# Dataset rows start
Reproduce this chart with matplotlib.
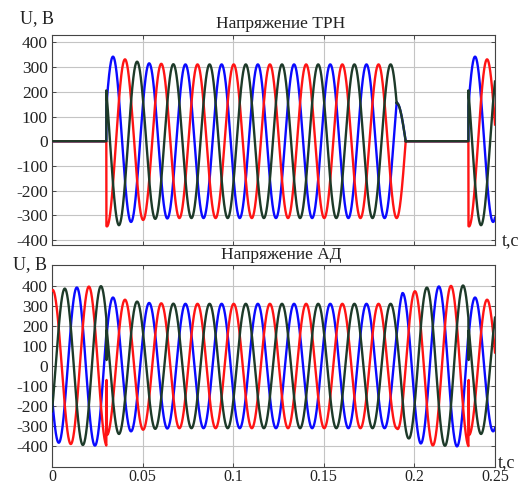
import numpy as np
import matplotlib
matplotlib.use("Agg")
import matplotlib.pyplot as plt

# ---------------- data ----------------
FREQ = 50.0                 # Hz
T0 = 0.0337                 # time of a blue-phase peak, s
PHASE_SHIFT = [0.0, -2 * np.pi / 3, -4 * np.pi / 3]   # blue, red, green
COLORS = ["#0a0aff", "#ff1414", "#1d3a29"]

XMAX = 0.2447
T_ON = [0.030, 0.230]        # thyristors switched on
T_OFF1 = 0.1904              # first phase stops conducting
T_OFF2 = 0.1954              # all phases stop conducting

# amplitude of supply voltage after switching on (time since switch-on, V)
SUP_DT = [0.0, 0.007, 0.010, 0.017, 0.024, 0.040]
SUP_A = [345, 340, 332, 322, 315, 311]

# amplitude of motor voltage while the regulator is off (time, V)
EMF_T = [0.0, 0.010, 0.020, 0.030, 0.1904, 0.1935, 0.1970, 0.2000,
         0.2035, 0.2070, 0.2100, 0.2150, 0.2235, 0.2300]
EMF_A = [380, 390, 397, 400, 311, 365, 362, 372,
         387, 392, 397, 398, 402, 403]

# switching spikes in motor voltage (red, green)
SPIKE_RED = [-70, -70]
SPIKE_GREEN = [30, 30]

YTICKS = [-400, -300, -200, -100, 0, 100, 200, 300, 400]
XTICKS = [0, 0.05, 0.1, 0.15, 0.2, XMAX]
XTICK_LABELS = ["0", "0.05", "0.1", "0.15", "0.2", "0.25"]

TITLE_TOP = "Напряжение ТРН"
TITLE_BOT = "Напряжение АД"


# ---------------- helpers ----------------
def carrier(t, k):
    return np.cos(2 * np.pi * FREQ * (t - T0) + PHASE_SHIFT[k])


def env_sup(t, start):
    return np.interp(t - start, SUP_DT, SUP_A)


def env_emf(t):
    return np.interp(t, EMF_T, EMF_A)


def seg(a, b, n=None):
    if n is None:
        n = max(int((b - a) / 2e-5), 3)
    return np.linspace(a, b, n)


# ---------------- top: regulator output voltage ----------------
top = []
for k in range(3):
    ts, ys = [], []
    t = seg(0, T_ON[0]); ts.append(t); ys.append(np.zeros_like(t))
    t = seg(T_ON[0], T_OFF1); ts.append(t); ys.append(env_sup(t, T_ON[0]) * carrier(t, k))
    t = seg(T_OFF1, T_OFF2)
    red = env_sup(t, T_ON[0]) * carrier(t, 1)
    ts.append(t); ys.append(red if k == 1 else -red / 2)
    t = seg(T_OFF2, T_ON[1]); ts.append(t); ys.append(np.zeros_like(t))
    t = seg(T_ON[1], XMAX); ts.append(t); ys.append(env_sup(t, T_ON[1]) * carrier(t, k))
    top.append((np.concatenate(ts), np.concatenate(ys)))

# ---------------- bottom: motor voltage ----------------
bot = []
for k in range(3):
    ts, ys = [], []
    t = seg(0, T_ON[0]); ts.append(t); ys.append(env_emf(t) * carrier(t, k))
    for i, (a, b) in enumerate([(T_ON[0], T_OFF1), (T_ON[1], XMAX)]):
        if k == 1:
            ts.append(np.array([a + 0.00015])); ys.append(np.array([SPIKE_RED[i]]))
        elif k == 2:
            ts.append(np.array([a + 0.00015])); ys.append(np.array([SPIKE_GREEN[i]]))
        t = seg(a + 0.0003, b); ts.append(t); ys.append(env_sup(t, a) * carrier(t, k))
        if i == 0:
            t = seg(T_OFF1, T_ON[1]); ts.append(t); ys.append(env_emf(t) * carrier(t, k))
    bot.append((np.concatenate(ts), np.concatenate(ys)))

# ---------------- figure ----------------
plt.rcParams["font.family"] = ["Liberation Serif", "DejaVu Serif"]
W, H = 521, 484
fig = plt.figure(figsize=(W / 100, H / 100), dpi=100)


def px_rect(l, t, r, b):
    return [l / W, 1 - b / H, (r - l) / W, (b - t) / H]


ax1 = fig.add_axes(px_rect(52, 35, 495, 245))
ax2 = fig.add_axes(px_rect(52, 265, 495, 467))

for ax, data, ylim in [(ax1, top, (-420, 430)), (ax2, bot, (-505, 505))]:
    for k in range(3):
        ax.plot(data[k][0], data[k][1], color=COLORS[k], lw=1.7,
                solid_joinstyle="round", zorder=3)
    ax.set_xlim(0, XMAX)
    ax.set_ylim(*ylim)
    ax.set_yticks(YTICKS)
    ax.set_yticklabels([str(v) for v in YTICKS])
    ax.set_xticks(XTICKS)
    ax.grid(True, color="#c4c4c4", lw=0.8, zorder=0)
    ax.tick_params(direction="in", length=3, width=0.6, labelsize=12.5,
                   top=True, right=True, pad=3, colors="#333333",
                   labelcolor="#222222")
    ax.tick_params(axis="x", labelsize=11.5, pad=1.5)
    for s in ax.spines.values():
        s.set_color("#444444")
        s.set_linewidth(0.8)

ax1.set_xticklabels([])
ax2.set_xticklabels(XTICK_LABELS)

ax1.text(0.517, 1.012, TITLE_TOP, transform=ax1.transAxes, ha="center",
         va="bottom", fontsize=12.5, color="#222222")
ax2.text(0.517, 1.012, TITLE_BOT, transform=ax2.transAxes, ha="center",
         va="bottom", fontsize=12.5, color="#222222")

fig.text(20 / W, 1 - 23 / H, "U, B", ha="left", va="baseline", fontsize=13, color="#222222")
fig.text(13 / W, 1 - 269 / H, "U, B", ha="left", va="baseline", fontsize=13, color="#222222")
fig.text(502 / W, 1 - 245 / H, "t,c", ha="left", va="baseline", fontsize=13, color="#222222")
fig.text(498 / W, 1 - 467 / H, "t,c", ha="left", va="baseline", fontsize=13, color="#222222")

fig.savefig("out.png", dpi=100, facecolor="white")
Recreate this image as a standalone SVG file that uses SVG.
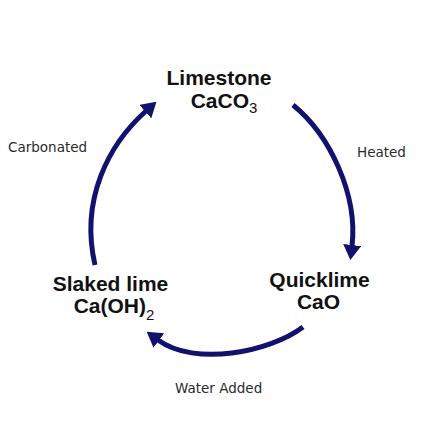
<svg xmlns="http://www.w3.org/2000/svg" width="440" height="440" viewBox="0 0 440 440">
<style>
.node{font-family:"Liberation Sans",Arial,sans-serif;font-weight:bold;font-size:21px;fill:#111;text-anchor:middle}
.sub{font-size:15px;font-weight:normal}
.lbl{font-family:"DejaVu Sans",Verdana,sans-serif;font-size:13.5px;fill:#2a2a2a}
.arc{fill:none;stroke:#11116e;stroke-width:5;stroke-linecap:butt}
</style>
<defs>
<marker id="ah" markerUnits="userSpaceOnUse" viewBox="0 -9 15 18" markerWidth="15" markerHeight="18" refX="1" refY="0" orient="auto">
<path d="M0,-9 L15,0 L0,9 z" fill="#11116e"/>
</marker>
</defs>
<rect width="440" height="440" fill="#fff"/>
<g id="connectors">
<path class="arc" d="M293,105 C330,135 358,195 352,246" marker-end="url(#ah)"/>
<path class="arc" d="M303,327 C270,352 195,367 158,340" marker-end="url(#ah)"/>
<path class="arc" d="M95,265 C80,200 108,145 146,111" marker-end="url(#ah)"/>
<text class="lbl" x="357" y="157">Heated</text>
<text class="lbl" x="175" y="393">Water Added</text>
<text class="lbl" x="8" y="151.5">Carbonated</text>
</g>
<g id="limestone">
<text class="node" x="219" y="85">Limestone</text>
<text class="node" x="224" y="107.5">CaCO<tspan class="sub" dy="5">3</tspan></text>
</g>
<g id="quicklime">
<text class="node" x="319.5" y="287">Quicklime</text>
<text class="node" x="318.5" y="309">CaO</text>
</g>
<g id="slakedlime">
<text class="node" x="110.5" y="291">Slaked lime</text>
<text class="node" x="114" y="313">Ca(OH)<tspan class="sub" dy="7">2</tspan></text>
</g>
</svg>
# Dataset rows end
Exercise: Skip the pictures, then retype every line above exactly.

Exercise solution:
Reproduce this chart with matplotlib.
import numpy as np
import matplotlib
matplotlib.use("Agg")
import matplotlib.pyplot as plt

# ---------------- data ----------------
FREQ = 50.0                 # Hz
T0 = 0.0337                 # time of a blue-phase peak, s
PHASE_SHIFT = [0.0, -2 * np.pi / 3, -4 * np.pi / 3]   # blue, red, green
COLORS = ["#0a0aff", "#ff1414", "#1d3a29"]

XMAX = 0.2447
T_ON = [0.030, 0.230]        # thyristors switched on
T_OFF1 = 0.1904              # first phase stops conducting
T_OFF2 = 0.1954              # all phases stop conducting

# amplitude of supply voltage after switching on (time since switch-on, V)
SUP_DT = [0.0, 0.007, 0.010, 0.017, 0.024, 0.040]
SUP_A = [345, 340, 332, 322, 315, 311]

# amplitude of motor voltage while the regulator is off (time, V)
EMF_T = [0.0, 0.010, 0.020, 0.030, 0.1904, 0.1935, 0.1970, 0.2000,
         0.2035, 0.2070, 0.2100, 0.2150, 0.2235, 0.2300]
EMF_A = [380, 390, 397, 400, 311, 365, 362, 372,
         387, 392, 397, 398, 402, 403]

# switching spikes in motor voltage (red, green)
SPIKE_RED = [-70, -70]
SPIKE_GREEN = [30, 30]

YTICKS = [-400, -300, -200, -100, 0, 100, 200, 300, 400]
XTICKS = [0, 0.05, 0.1, 0.15, 0.2, XMAX]
XTICK_LABELS = ["0", "0.05", "0.1", "0.15", "0.2", "0.25"]

TITLE_TOP = "Напряжение ТРН"
TITLE_BOT = "Напряжение АД"


# ---------------- helpers ----------------
def carrier(t, k):
    return np.cos(2 * np.pi * FREQ * (t - T0) + PHASE_SHIFT[k])


def env_sup(t, start):
    return np.interp(t - start, SUP_DT, SUP_A)


def env_emf(t):
    return np.interp(t, EMF_T, EMF_A)


def seg(a, b, n=None):
    if n is None:
        n = max(int((b - a) / 2e-5), 3)
    return np.linspace(a, b, n)


# ---------------- top: regulator output voltage ----------------
top = []
for k in range(3):
    ts, ys = [], []
    t = seg(0, T_ON[0]); ts.append(t); ys.append(np.zeros_like(t))
    t = seg(T_ON[0], T_OFF1); ts.append(t); ys.append(env_sup(t, T_ON[0]) * carrier(t, k))
    t = seg(T_OFF1, T_OFF2)
    red = env_sup(t, T_ON[0]) * carrier(t, 1)
    ts.append(t); ys.append(red if k == 1 else -red / 2)
    t = seg(T_OFF2, T_ON[1]); ts.append(t); ys.append(np.zeros_like(t))
    t = seg(T_ON[1], XMAX); ts.append(t); ys.append(env_sup(t, T_ON[1]) * carrier(t, k))
    top.append((np.concatenate(ts), np.concatenate(ys)))

# ---------------- bottom: motor voltage ----------------
bot = []
for k in range(3):
    ts, ys = [], []
    t = seg(0, T_ON[0]); ts.append(t); ys.append(env_emf(t) * carrier(t, k))
    for i, (a, b) in enumerate([(T_ON[0], T_OFF1), (T_ON[1], XMAX)]):
        if k == 1:
            ts.append(np.array([a + 0.00015])); ys.append(np.array([SPIKE_RED[i]]))
        elif k == 2:
            ts.append(np.array([a + 0.00015])); ys.append(np.array([SPIKE_GREEN[i]]))
        t = seg(a + 0.0003, b); ts.append(t); ys.append(env_sup(t, a) * carrier(t, k))
        if i == 0:
            t = seg(T_OFF1, T_ON[1]); ts.append(t); ys.append(env_emf(t) * carrier(t, k))
    bot.append((np.concatenate(ts), np.concatenate(ys)))

# ---------------- figure ----------------
plt.rcParams["font.family"] = ["Liberation Serif", "DejaVu Serif"]
W, H = 521, 484
fig = plt.figure(figsize=(W / 100, H / 100), dpi=100)


def px_rect(l, t, r, b):
    return [l / W, 1 - b / H, (r - l) / W, (b - t) / H]


ax1 = fig.add_axes(px_rect(52, 35, 495, 245))
ax2 = fig.add_axes(px_rect(52, 265, 495, 467))

for ax, data, ylim in [(ax1, top, (-420, 430)), (ax2, bot, (-505, 505))]:
    for k in range(3):
        ax.plot(data[k][0], data[k][1], color=COLORS[k], lw=1.7,
                solid_joinstyle="round", zorder=3)
    ax.set_xlim(0, XMAX)
    ax.set_ylim(*ylim)
    ax.set_yticks(YTICKS)
    ax.set_yticklabels([str(v) for v in YTICKS])
    ax.set_xticks(XTICKS)
    ax.grid(True, color="#c4c4c4", lw=0.8, zorder=0)
    ax.tick_params(direction="in", length=3, width=0.6, labelsize=12.5,
                   top=True, right=True, pad=3, colors="#333333",
                   labelcolor="#222222")
    ax.tick_params(axis="x", labelsize=11.5, pad=1.5)
    for s in ax.spines.values():
        s.set_color("#444444")
        s.set_linewidth(0.8)

ax1.set_xticklabels([])
ax2.set_xticklabels(XTICK_LABELS)

ax1.text(0.517, 1.012, TITLE_TOP, transform=ax1.transAxes, ha="center",
         va="bottom", fontsize=12.5, color="#222222")
ax2.text(0.517, 1.012, TITLE_BOT, transform=ax2.transAxes, ha="center",
         va="bottom", fontsize=12.5, color="#222222")

fig.text(20 / W, 1 - 23 / H, "U, B", ha="left", va="baseline", fontsize=13, color="#222222")
fig.text(13 / W, 1 - 269 / H, "U, B", ha="left", va="baseline", fontsize=13, color="#222222")
fig.text(502 / W, 1 - 245 / H, "t,c", ha="left", va="baseline", fontsize=13, color="#222222")
fig.text(498 / W, 1 - 467 / H, "t,c", ha="left", va="baseline", fontsize=13, color="#222222")

fig.savefig("out.png", dpi=100, facecolor="white")
Recreate this image as a standalone SVG file that uses SVG.
<svg xmlns="http://www.w3.org/2000/svg" width="440" height="440" viewBox="0 0 440 440">
<style>
.node{font-family:"Liberation Sans",Arial,sans-serif;font-weight:bold;font-size:21px;fill:#111;text-anchor:middle}
.sub{font-size:15px;font-weight:normal}
.lbl{font-family:"DejaVu Sans",Verdana,sans-serif;font-size:13.5px;fill:#2a2a2a}
.arc{fill:none;stroke:#11116e;stroke-width:5;stroke-linecap:butt}
</style>
<defs>
<marker id="ah" markerUnits="userSpaceOnUse" viewBox="0 -9 15 18" markerWidth="15" markerHeight="18" refX="1" refY="0" orient="auto">
<path d="M0,-9 L15,0 L0,9 z" fill="#11116e"/>
</marker>
</defs>
<rect width="440" height="440" fill="#fff"/>
<g id="connectors">
<path class="arc" d="M293,105 C330,135 358,195 352,246" marker-end="url(#ah)"/>
<path class="arc" d="M303,327 C270,352 195,367 158,340" marker-end="url(#ah)"/>
<path class="arc" d="M95,265 C80,200 108,145 146,111" marker-end="url(#ah)"/>
<text class="lbl" x="357" y="157">Heated</text>
<text class="lbl" x="175" y="393">Water Added</text>
<text class="lbl" x="8" y="151.5">Carbonated</text>
</g>
<g id="limestone">
<text class="node" x="219" y="85">Limestone</text>
<text class="node" x="224" y="107.5">CaCO<tspan class="sub" dy="5">3</tspan></text>
</g>
<g id="quicklime">
<text class="node" x="319.5" y="287">Quicklime</text>
<text class="node" x="318.5" y="309">CaO</text>
</g>
<g id="slakedlime">
<text class="node" x="110.5" y="291">Slaked lime</text>
<text class="node" x="114" y="313">Ca(OH)<tspan class="sub" dy="7">2</tspan></text>
</g>
</svg>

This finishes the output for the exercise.